Maar veel andere taken verdwijnen niet en er komen zelfs weer nieuwe taken en beroepen bij (denk aan de app-bouwers, dronebestuurders, data-analisten, VR-developers, robot-ontwikkelaars, technische beroepen rondom het slimmer omgaan met energie tot en met de bezorgers van online boodschappendiensten).

Bovendien hebben werkgevers de keuze om via taaksplitsing (job carving) van overgebleven taken nieuwe functies te creëren. Recent Europees onderzoek laat dan ook zien dat de substitutie van arbeid (mensen) door kapitaal (technologie) teniet wordt gedaan door een minstens zo grote hoeveelheid baancreatie (zie bijvoorbeeld Gregory et al. 2016; Graets & Michaels 2017).

Nieuwe banen ontstaan en door een verbetering van de algehele efficiëntie ontstaat productiviteitsgroei en nemen de marktvraag en loonontwikkeling eveneens toe. Daarbij maakt de inzet van nieuwe technologie het ook mogelijk om werk dat eerder is verplaatst naar het buitenland, weer terug te halen naar Nederland (‘re-shoring’).

Ten slotte is het zo dat technologie niet automatisch betekent dat werk verdwijnt, het kan ook complementair zijn aan bestaande werkprocessen, zoals onder andere in veel ziekenhuizen te zien is.

Kortom, nieuwe technologie vraagt inderdaad om (soms pijnlijk) aanpassingsvermogen van mensen en instituties. En de opbrengsten van nieuwe technologie komen zeker niet altijd bij iedereen in dezelfde mate terecht. Maar er is tegelijkertijd geen enkele reden tot collectieve paniek. Waar komt die angst voor robots dan toch vandaan?

Waarom zijn robots een toenemende bron van zorg?

Vorige maand publiceerde ik met collega’s een wetenschappelijk artikel over de angst van mensen voor robots en het werk in Europa (Dekker et al. 2017). Robots lijken vooral een bron van zorg voor mensen die gemiddeld wat lager geschoold zijn.

Dit is natuurlijk geen opmerkelijke uitkomst, aangezien veel hooggeschoolde taken nog altijd moeilijk (volledig) te automatiseren zijn. Ook als het in een land economisch minder voor de wind gaat neemt de angst voor robotisering op de werkplek toe. Ook dit zal niemand echt verbazen. Economische groei gaat namelijk goed samen met een grotere werkgelegenheid.

Wat kan de angst verminderen?

Een andere observatie is dat de aanwezigheid van instituties, zoals de vakbond, bijdraagt aan minder robotangst. Kennelijk beïnvloeden zulke collectiviteiten de wijze waarop technologie wordt ingezet op de werkplek. Dit suggereert dat de waarde van het (polder)overleg tussen werkgevers en werknemers nog altijd springlevend is (zie ook De Beer 2016).

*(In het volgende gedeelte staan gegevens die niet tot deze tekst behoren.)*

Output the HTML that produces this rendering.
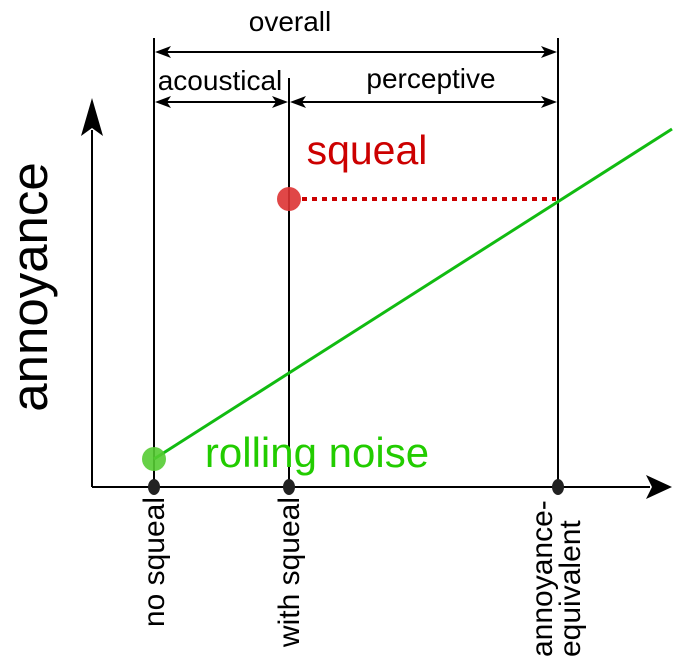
<!DOCTYPE html>
<html><head><style>html,body{margin:0;padding:0;background:#fff;}svg{display:block}</style></head>
<body>
<svg width="700" height="666" viewBox="0 0 700 666" xmlns="http://www.w3.org/2000/svg" font-family="Liberation Sans, Arial, sans-serif">
<g stroke="#000" stroke-width="2" fill="none">
<line x1="92" y1="487" x2="92" y2="130"/>
<line x1="92" y1="487" x2="650" y2="487"/>
<line x1="154" y1="38" x2="154" y2="487"/>
<line x1="289" y1="78" x2="289" y2="487"/>
<line x1="558" y1="38" x2="558" y2="487"/>
<line x1="160" y1="52" x2="552" y2="52"/>
<line x1="160" y1="102" x2="283" y2="102"/>
<line x1="295" y1="102" x2="552" y2="102"/>
</g>
<g fill="#000">
<polygon points="92,98 81,136 92,128 103,136"/>
<polygon points="672,487 646,475 652,487 646,499"/>
<polygon points="155,52 171,46 167,52 171,58"/>
<polygon points="557,52 541,46 545,52 541,58"/>
<polygon points="155,102 171,96 167,102 171,108"/>
<polygon points="288,102 272,96 276,102 272,108"/>
<polygon points="290,102 306,96 302,102 306,108"/>
<polygon points="557,102 541,96 545,102 541,108"/>
</g>
<line x1="154" y1="459" x2="672" y2="129" stroke="#11bb11" stroke-width="3"/>
<line x1="302" y1="199" x2="556" y2="199" stroke="#cc0000" stroke-width="4" stroke-dasharray="5,5"/>
<circle cx="289" cy="199" r="12" fill="#dd3333" opacity="0.9"/>
<circle cx="154" cy="459" r="12" fill="#55cc33" opacity="0.9"/>
<g fill="#222">
<ellipse cx="154" cy="487" rx="6" ry="8"/>
<ellipse cx="289" cy="487" rx="6" ry="8"/>
<ellipse cx="558" cy="487" rx="6" ry="8"/>
</g>
<g font-size="28" fill="#000">
<text x="290" y="31" text-anchor="middle">overall</text>
<text x="220" y="90" text-anchor="middle">acoustical</text>
<text x="431" y="88" text-anchor="middle">perceptive</text>
</g>
<text x="367" y="164" text-anchor="middle" font-size="41" fill="#cc0000">squeal</text>
<text x="317" y="467" text-anchor="middle" font-size="42" fill="#22cc00">rolling noise</text>
<text transform="translate(47,287) rotate(-90)" text-anchor="middle" font-size="51" fill="#000">annoyance</text>
<g font-size="30" fill="#000">
<text transform="translate(164,497) rotate(-90)" text-anchor="end">no squeal</text>
<text transform="translate(299,497) rotate(-90)" text-anchor="end">with squeal</text>
<text transform="translate(552,657) rotate(-90)" text-anchor="start">annoyance-</text>
<text transform="translate(580,657) rotate(-90)" text-anchor="start">equivalent</text>
</g>
</svg>
</body></html>
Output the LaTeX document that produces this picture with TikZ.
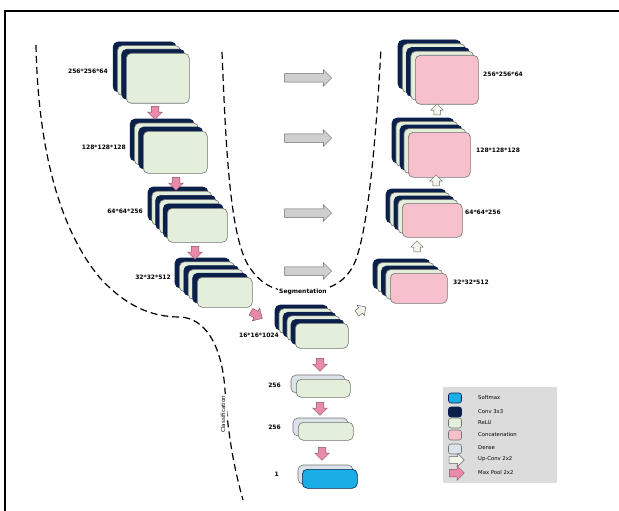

De meest opvallende uitkomst is misschien nog wel dat eerdere ervaringen met robots de angst aanzienlijk doet afnemen. Nu worden robots nog vaak geportretteerd als sciencefictionachtige taferelen, met een negatieve impact op de werkgelegenheid. Maar zodra mensen eenmaal samenwerken met robots neemt de koudwatervrees af.

Op weg naar een inclusieve robotsamenleving

Wat kunnen we nu concluderen? In de eerste plaats dat digitalisering en robotisering bijdragen aan verschuivingen op de arbeidsmarkt. Maar ook dat er geen reden is tot grote angst en onzekerheid ten aanzien van de toekomst van werk. Sterker nog, het verdient aanbeveling om onze aandacht juist te richten op een verdere inzet van robots op het werk.

Op dit moment is er van robotisering in ons land bijna geen sprake. Dit is een gemiste kans, aangezien nieuwe technologie bijdraagt aan betere producten, diensten en minder belastende arbeid. Bovendien neemt veel angst af zodra we eenmaal leren om met machines samen te werken. Om de vruchten te plukken van de nieuwste uitingsvorm van nieuwe technologie, is het daarom noodzakelijk om er snel mee te experimenteren. Daarbij is nog altijd een belangrijke rol weggelegd voor ‘klassieke’ instituten, zoals de vakbond, om technologie in goede banen te leiden.

Geen robotbelastingen maar co-creatie

Hierbij zou de insteek zich niet moeten richten op het afremmen van nieuwe technologie, zoals via de inzet van robotbelastingen, maar juist op het stimuleren van co-creatie, waarbij werkgevers, werknemers en technologie-ontwikkelaars zich gezamenlijk richten op de ontwikkeling en toepassing van nieuwe technologie.

Fabian Dekker is arbeidssocioloog en verbonden aan de Erasmus Universiteit Rotterdam.